The type of algorithm an ADS uses and the way it handles the variables and data points matter. Choosing the best algorithm for the problem depends on the ADS's purpose. There are hundreds of different algorithms that each calculate outputs slightly differently. There will always be trade-offs in deciding what model to use, and we must think carefully about each case and the potential harms.

If humans are determining specific components of the algorithm, this can also create bias. For many algorithms, humans will be determining the outcome of interest and the variables. These decisions are subjective because they are based on our own values and world views. For example, if you don't know that geographic area is highly linked to race and socioeconomic status, you might accidentally bias the algorithm by including this variable.

Explainability

How easy is it for humans to understand how the ADS works?

When an ADS is explainable, it's easier to pinpoint where problems arise.

Transparency

Before we can even begin to understand how an ADS works, we need to be able to find information about it. To be completely transparent, an ADS's algorithms and data (as long as privacy concerns are met) should be made publicly available with documentation explaining them.

Ease of Understanding

Some algorithms are very easy to understand, like instructions for choosing an avocado. We know exactly which variables are going into the model and how they're weighted.

The avocado algorithm is a decision tree. Super explainable.

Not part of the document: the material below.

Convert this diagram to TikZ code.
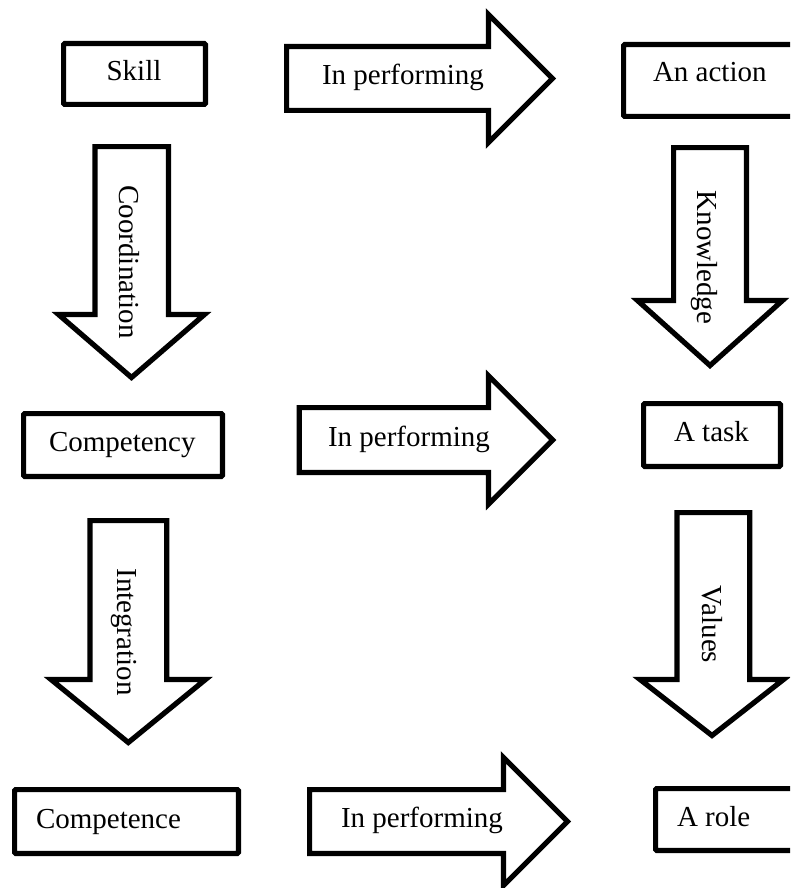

Others can feel like a black box. We give the data to the computer and it gives us a decision, but we don't really know how it reached that decision.

A neural network algorithm is not that explainable.

Automation

How much of the decision is made by the algorithm?

If the decision is made mostly automatically, it could worsen unjust systems without humans even knowing.

Low Automation

The ADS doesn't make a decision. It simply analyzes the data which is then used to inform a human decision.

Imagine a dashboard that tells you what percentage of reported potholes have been filled this month without suggesting a specific next action.

Medium Automation

The algorithm provides an advisory decision, but a human still looks over the decision and decides whether to implement it.

Imagine a scoring system that prioritizes buildings to inspect for fire risk.

High Automation

An algorithm makes a decision and the people using it simply implement that decision.

Imagine a traffic light system that sends you a ticket when it detects that you ran a red light.

Flexibility

Can the ADS be changed easily if people have feedback?

If there is a problem with the ADS, we want to be able to fix it.

Feedback Mechanisms

The best feedback is from people directly affected by the ADS or people who use the ADS on a regular basis.

Feedback could be in the form of an appeals mechanism, a complaint system, or something else.

Ability and Access to Update

While feedback is important, what a government can do with the feedback is limited based on whether or not they have the access and skills to update the algorithm.

This depends in part on who owns the ADS. Is it the government or a private company? Does the government have the in-house talent to update the algorithm?